On Space
For as long as I can remember, space has been a source of fascination for me.
The scale of space is extreme, in the observable universe there is an estimated 2 trillion galaxies. The planet we live on is tiny in comparison to the vastness of the universe we exist in.
My favourite representation of this is ‘The Day the Earth Smiled’ the photo of Earth taken by the Cassini probe as a call for the people of the world to reflect on their place in the universe. But it also provided a memorial to the late Carl Sagan who was intimately involved in the inspirational photo the “Pale Blue Dot” - The last photo that Voyager 1 on its mission out of the solar system took, whilst it was 6 billion kilometres away and had just 34 minutes before it cameras turned off.


The Day the Earth Smiled depicts Earth a billion miles away during an eclipse of the sun. That tiny pale blue dot is all that you will likely ever know.
I remember seeing an interview with Olivia Rodrigo, the pop singer, in which she said that on dates she “always ask[s] them if they would want to go to space … If they say yes, I don’t date them,” Rodrigo explained. “I just think if you want to go to space, you’re a little too full of yourself.” Aside from the obvious point - a pop star calling people self-centred - it’s a vein of humanity that is small-minded and insular to me.
From a species that landed men on the Moon to a species that sees that Faustian desire for exploration and knowledge as a waste of time and resources.
Now of course it is likely that she is making a political point against the Elon Musks and Richard Bransons of the world, who in their view are corrupting space travel with ego.
Aside from the fact that without SpaceX space travel would be significantly more difficult and the probability of going to Mars negligible, I would think every person would want to go to space.
Astronauts after going to space experience what psychologists have dubbed the overview effect.
The overview effect is a cognitive shift in awareness of the fragility of our planet. It is the experience of seeing firsthand the reality of Earth in space, which is immediately understood to be a tiny, fragile ball of life, “hanging in the void”, shielded and nourished by a paper-thin atmosphere.
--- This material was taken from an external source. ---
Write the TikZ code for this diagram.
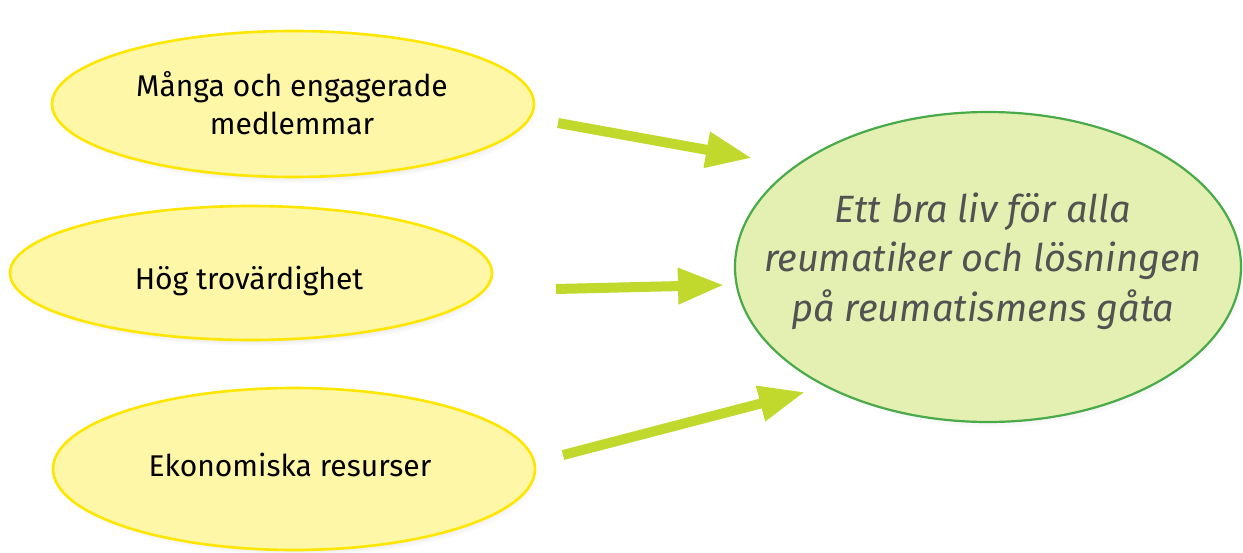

“The thing that really surprised me was that it [Earth] projected an air of fragility. And why, I don’t know. I don’t know to this day. I had a feeling it’s tiny, it’s shiny, it’s beautiful, it’s home, and it’s fragile”.— Michael Collins, Apollo 11
Ed Dwight, sixty years after his controversial exclusion from the Von Braun NASA astronaut programme for being African American, finally got to experience spaceflight onboard Blue Origin at the age of 90. He reflected after his experience: “Out the window, I could see the Earth. Everything looked ordered and neat and wonderful and beautiful. There was no separation between countries or states. And you ask yourself: As wonderful as it all is, why can’t the people who live on it get along? Why don’t they want to take care of such a beautiful place?”
William Shatner, after his experience on an earlier flight, said immediately after landing: “Everybody in the world needs to do this. ... The covering of blue was... the sheet, this blanket, this comforter of blue that we have around us... And then suddenly you shoot through it... as though you whip off a sheet off you when you’re asleep, and you’re looking into blackness, into black ugliness, and you look down. There’s the blue down there, and the black up there and it’s... There is mother, and Earth, and comfort. And there is—is there death? I don’t know. It was so moving to me. This experience, it’s something unbelievable.”
To me, I don’t quite understand how someone could not want this experience because Mankind was born to inhert the stars.
But it is important that we have boundaries, and Miss Rodrigo’s happens to be the troposphere.